当時の科学捜査研究所は「真の科学捜査」をしていないと言っているに等しい。事実、当時の科捜研には博士号を取得しているものはひとりしかいなかったし、最新の科学や技術の動向をキャッチアップできていなかったそうだ。

平成15年10月1日、「警視庁犯罪捜査支援室」が6係30名体制で発足。私は室長を拝命した。刑事部刑事総務課の附置機関だが、名称に「刑事部」はついていない。組織犯罪対策部、生活安全部、交通部、公安部など、警視庁のすべての捜査部門を支援していくという決意から、あえてお願いした名称が採用されたのである。(p.200-201)

こうして2003年に犯罪捜査支援室発足し、服藤さんは出世するが、人生は上手くいかないもので、結局は思うようには組織の中で立ち回れなかった。ままならないものだ。

科学捜査の意味が大きく変わったのは、やはりオウム事件以降だった。化学兵器の使用や、インターネットを活用した各種情報の収集が可能となり、何でもありの時代がやってきた。(p.271)

本気かつ入念な悪意に取り込まれると、抜け出しようもないだろう。危険な場所やヤバい人たちに近づかないくらいしか、身を守る術が思いつかない。化学兵器やインターネット、さらにはAIも使われると、個人で太刀打ちするのは不可能だ。

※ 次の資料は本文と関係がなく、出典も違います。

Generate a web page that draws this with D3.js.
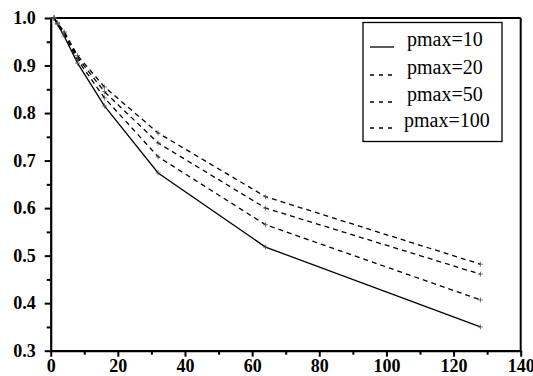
<!DOCTYPE html>
<html>
<head>
<meta charset="utf-8">
<script src="https://cdn.jsdelivr.net/npm/d3@7"></script>
<style>
  body { margin: 0; background: #fff; }
  svg { display: block; }
</style>
</head>
<body>
<script>
// data
var xs = [1, 2, 4, 8, 16, 32, 64, 128];
var labels = ["pmax=10", "pmax=20", "pmax=50", "pmax=100"];
var p10  = [1.0, 0.987, 0.962, 0.905, 0.815, 0.674, 0.518, 0.350];
var p20  = [1.0, 0.988, 0.966, 0.912, 0.832, 0.708, 0.565, 0.407];
var p50  = [1.0, 0.989, 0.969, 0.917, 0.845, 0.737, 0.600, 0.461];
var p100 = [1.0, 0.990, 0.971, 0.921, 0.855, 0.758, 0.624, 0.482];
var xTicks = [0, 20, 40, 60, 80, 100, 120, 140];
var yTicks = [0.3, 0.4, 0.5, 0.6, 0.7, 0.8, 0.9, 1.0];

var series = [p10, p20, p50, p100];
var serif = "'Liberation Serif', 'Times New Roman', serif";

var width = 533, height = 376;
var margin = { top: 18, right: 12.3, bottom: 25.3, left: 50.7 };

var svg = d3.select("body").append("svg")
    .attr("width", width)
    .attr("height", height);

var x = d3.scaleLinear().domain([0, 140]).range([margin.left, width - margin.right]);
var y = d3.scaleLinear().domain([0.3, 1.0]).range([height - margin.bottom, margin.top]);

// frame on top and right
svg.append("line")
    .attr("x1", x(0)).attr("x2", x(140))
    .attr("y1", y(1)).attr("y2", y(1))
    .attr("stroke", "#000").attr("stroke-width", 2);
svg.append("line")
    .attr("x1", x(140)).attr("x2", x(140))
    .attr("y1", y(1)).attr("y2", y(0.3))
    .attr("stroke", "#000").attr("stroke-width", 2);

// minor ticks
svg.append("g")
    .attr("transform", "translate(0," + y(0.3) + ")")
    .call(d3.axisBottom(x).tickValues(d3.range(10, 140, 20)).tickSize(4).tickFormat(""))
    .call(function (g) { g.select(".domain").remove(); })
    .selectAll("line").attr("stroke-width", 2);
svg.append("g")
    .attr("transform", "translate(" + x(0) + ",0)")
    .call(d3.axisLeft(y).tickValues([0.35, 0.45, 0.55, 0.65, 0.75, 0.85, 0.95]).tickSize(4).tickFormat(""))
    .call(function (g) { g.select(".domain").remove(); })
    .selectAll("line").attr("stroke-width", 2);

// main axes
var xAxis = svg.append("g")
    .attr("transform", "translate(0," + y(0.3) + ")")
    .call(d3.axisBottom(x).tickValues(xTicks).tickSize(6).tickSizeOuter(0).tickPadding(3).tickFormat(d3.format("d")));
var yAxis = svg.append("g")
    .attr("transform", "translate(" + x(0) + ",0)")
    .call(d3.axisLeft(y).tickValues(yTicks).tickSize(6).tickSizeOuter(0).tickPadding(9).tickFormat(d3.format(".1f")));

[xAxis, yAxis].forEach(function (g) {
    g.select(".domain").attr("stroke-width", 2.2);
    g.selectAll(".tick line").attr("stroke-width", 2);
    g.selectAll("text")
        .attr("fill", "#000")
        .style("font-family", serif)
        .style("font-weight", "bold")
        .style("font-size", "18px");
});

// lines
var line = d3.line()
    .x(function (d, i) { return x(xs[i]); })
    .y(function (d) { return y(d); });

series.forEach(function (s, k) {
    svg.append("path")
        .datum(s)
        .attr("d", line)
        .attr("fill", "none")
        .attr("stroke", "#000")
        .attr("stroke-width", 1.3)
        .attr("stroke-dasharray", k == 0 ? null : "5,4");

    // + markers
    svg.append("g").selectAll("path")
        .data(s)
        .enter().append("path")
        .attr("transform", function (d, i) { return "translate(" + x(xs[i]) + "," + y(d) + ")"; })
        .attr("fill", "none")
        .attr("stroke", "#555")
        .attr("stroke-width", 0.8)
        .attr("d", "M-2.5,0H2.5M0,-2.5V2.5");
});

// legend
var legend = svg.append("g");
legend.append("rect")
    .attr("x", 363).attr("y", 22.5)
    .attr("width", 139).attr("height", 119)
    .attr("fill", "#fff")
    .attr("stroke", "#000")
    .attr("stroke-width", 1.3);

var rowY = [47, 75, 102, 128];
labels.forEach(function (name, k) {
    legend.append("line")
        .attr("x1", 370).attr("x2", 394)
        .attr("y1", rowY[k]).attr("y2", rowY[k])
        .attr("stroke", "#000")
        .attr("stroke-width", 1.3)
        .attr("stroke-dasharray", k == 0 ? null : "4,5");
    legend.append("text")
        .attr("x", k == 3 ? 404 : 407)
        .attr("y", rowY[k] - 1)
        .style("font-family", serif)
        .style("font-size", "20px")
        .text(name);
});
</script>
</body>
</html>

雪ぐ人 えん罪弁護士今村核(感想文21-17)は、冤罪を雪ぐ苦悩と苦労が描かれていたが、警察側も犯罪に用いられる科学の高度化に対応していかなければならない。犯罪捜査も冤罪証明もともに科学性が求められるが、予算には歴然の差があり、不均衡だ。両者が真実に到達するためには、科学を合理的に活用する方法を模索していく必要があるだろう。互いに協力できればいいが、難しいだろうな。

さて、本書を読んでいて、Legal Dungeonというゲーム(私はswitchでプレイ)を思い出した。警察を題材とするインディーズ・ゲームで、韓国のゲームクリエイターが製作した。成果主義に大きく依存する警察組織の暗部を描いた作品で、韓国の実際の法律や事件に基づいている。

ほとんどテクストだけのシンプルなゲームだが、人間への冷めた視線と、システムが人をどこまでも残酷に変えてしまうという確信が通底している。程度の差はあれ、14種類あるエンディングはどれも後味と胸糞がとても悪い。しかし、苦々しさと禍々しさが入り混じった展開に純粋に驚かされる。この感覚はこのゲームでしか味わえないのではと思う。非常に優れた作品だ。

警察行政は絶妙なバランスの上で成り立っている。どこまで警察を信用し、科学を信用できるか。被害者にも加害者にもなりたくない。人生はままならない。一寸先は闇。警察に関する本を読むと、改めてこれまでの自分の人生は、たまたま幸運なだけだったのだなと思い知らされた。